Stansted Airport started life in 1942 as a USAAF bomber base during world war two. During the package holiday explosion in the 60s, Stansted grew to become known as London’s third major airport. The airport’s future became uncertain shortly after this, as the huge number of complaints and protestations about the possible development of the airport led to plans for its growth being scrapped by the government.
This all changed when a world oil crisis occurred and other airport options became too expensive. The increasing demand amongst the holidaymaking British public led to a turnaround in government policy and the development was given the go-ahead. This growth led to it being bought out by the British Airports Authority, who developed the terminal in 1969 and extended it in 1972.
In 1984 Stansted Airport gained approval for expansion to accommodate a larger number of passengers, and then in 1986, work began on the main terminal that stands today. This new terminal was opened in 1991, and Stansted won awards for the building.

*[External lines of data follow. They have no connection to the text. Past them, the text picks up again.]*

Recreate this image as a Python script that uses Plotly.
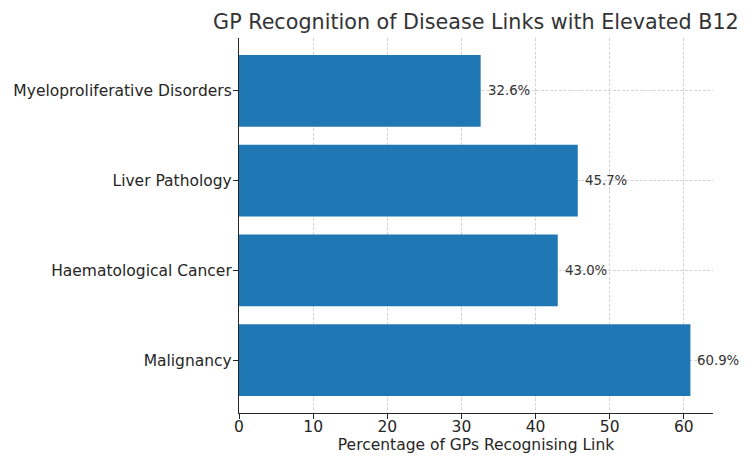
import plotly.graph_objects as go

categories = ["Malignancy", "Haematological Cancer", "Liver Pathology", "Myeloproliferative Disorders"]
values = [60.9, 43.0, 45.7, 32.6]
labels = [f"{v:.1f}%" for v in values]
x_ticks = [0, 10, 20, 30, 40, 50, 60]

FONT = "DejaVu Sans"

fig = go.Figure()
fig.add_trace(go.Bar(
    x=values, y=categories, orientation="h",
    marker=dict(color="#1f77b4", line=dict(width=0)),
    width=0.8, hoverinfo="skip",
))

for v, c, t in zip(values, categories, labels):
    fig.add_annotation(x=v, y=c, text=t, showarrow=False, xanchor="left",
                       yanchor="middle", xshift=5,
                       font=dict(family=FONT, size=13.3, color="#333333"))

fig.update_layout(
    width=750, height=469,
    margin=dict(l=239, r=37, t=38, b=56),
    paper_bgcolor="white", plot_bgcolor="white",
    showlegend=False,
    title=dict(text="GP Recognition of Disease Links with Elevated B12",
               x=0.6346, xanchor="center", y=1 - 22 / 469, yanchor="middle",
               font=dict(family=FONT, size=20.7, color="#333333")),
    font=dict(family=FONT, color="#262626"),
)

fig.update_xaxes(
    range=[0, 63.945], tickvals=x_ticks, ticks="outside", ticklen=5, tickcolor="#262626",
    showline=True, linecolor="#262626", linewidth=1.2, mirror=False,
    showgrid=True, gridcolor="#d4d4d4", griddash="3px,1.5px", gridwidth=0.8,
    zeroline=False, layer="above traces", ticklabelstandoff=-6,
    tickfont=dict(family=FONT, size=15.5, color="#262626"),
    title=dict(text="Percentage of GPs Recognising Link",
               font=dict(family=FONT, size=15.5, color="#262626"), standoff=3),
)
fig.update_yaxes(
    categoryorder="array", categoryarray=categories,
    range=[-0.59, 3.59], ticks="outside", ticklen=5, tickcolor="#262626",
    showline=True, linecolor="#262626", linewidth=1.2,
    showgrid=True, gridcolor="#d4d4d4", griddash="3px,1.5px", gridwidth=0.8,
    zeroline=False, layer="above traces", ticklabelstandoff=-2,
    tickfont=dict(family=FONT, size=15.5, color="#262626"),
)

fig.write_html("out.html")
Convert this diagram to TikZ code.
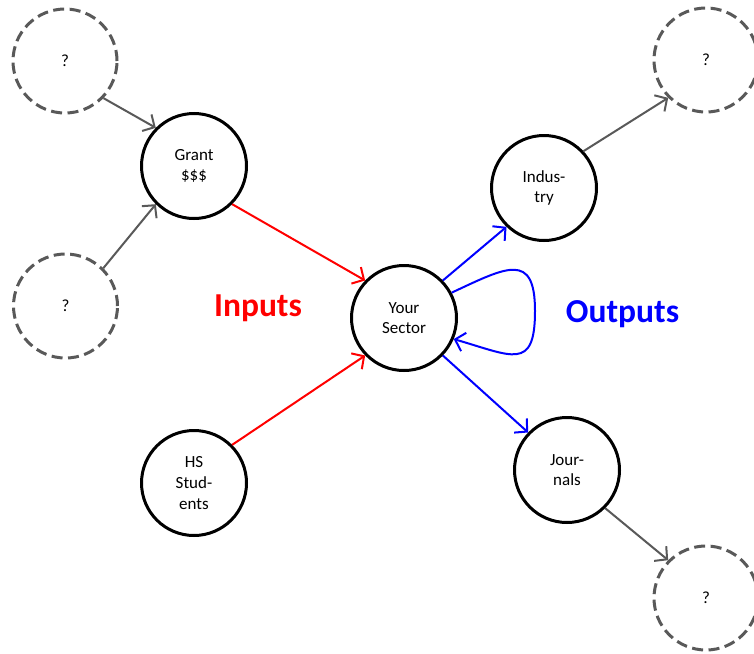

Since then, Stansted has gone from strength to strength and is now known as the UK’s fourth major airport, and the British home of the budget airline.
Stansted’s 30 airlines serve more than 200 destinations, with over 28 million passengers every year passing through its doors. In recent years, Uttlesford district council has granted permission to expand the airport in order to accommodate 35 million passengers a year.